Deux rendez-vous étaient notés dans l’agenda de Recep Tayyip Erdogan lors de sa dernière visite en France, le 5 janvier : visite officielle à Emmanuel Macron à l’Elysée, puis visite privée à Ahmet Ogras, actuel président du Conseil français du culte musulman (CFCM). D’origine turque, ce responsable religieux veille sur les destinées de l’islam de France depuis juillet 2017. Directeur d’agence de voyages originaire du Loir-et-Cher, il a souvent été présenté comme un beau-frère ou un cousin par alliance du président turc, ce qui est faux. « Je ne reçois aucun ordre d’Ankara », nous explique l’homme qui aime se présenter aux journalistes comme « le Macron des musulmans», en campagne pour être reconduit à la tête du CFCM l’année prochaine. Son indépendance revendiquée ne l’empêche pas d’entretenir d’excellentes relations avec le pouvoir turc. Car avant d’exercer des responsabilités religieuses, Ahmet Ogras a fondé et présidé la branche française de l’Union des démocrates turcs européens (UETD), association « apolitique » dont l’objet consiste, selon ses statuts déposés en 2006, à «favoriser le dialogue interculturel, promouvoir la formation et l’éducation des Français d’origine turque». Or cette association, active également en Allemagne, en Belgique ou en Suisse, a été voulue par Erdogan lui-même et conçue comme un maillage de succursales au service du Parti de la justice et du développement (AKP), le parti du président turc.
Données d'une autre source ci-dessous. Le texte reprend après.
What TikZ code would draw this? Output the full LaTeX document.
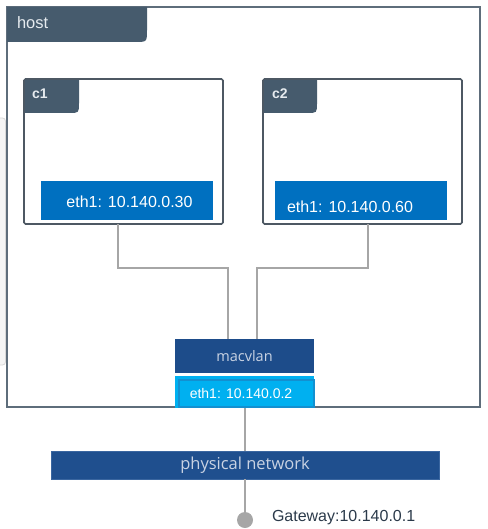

L’UETD s’est rapidement fait une spécialité de mobiliser l’électorat islamo-conservateur des diasporas turques en Europe. Lors des législatives de 2015, des fidèles ont pu bénéficier, un peu partout en France, de bus affrétés par l’UETD. Ils étaient pris en charge devant des mosquées turques pour aller voter dans l’un des sept consulats présents sur le territoire français. C’est cette même association qui organise des meetings politiques de soutien à l’AKP en Europe. Ainsi le 12 mars 2017. Mevlüt Cavusoglu, ministre turc des Affaires étrangères et cofondateur de l’AKP, faisait étape à Metz dans le cadre d’une tournée européenne pour défendre le oui au référendum qui devait élargir les droits du président. Refoulé la veille des Pays- Bas, il avait qualifié La Haye de « capitale du fascisme », dans un discours du plus pur style AKP, entre point Godwin et provocations.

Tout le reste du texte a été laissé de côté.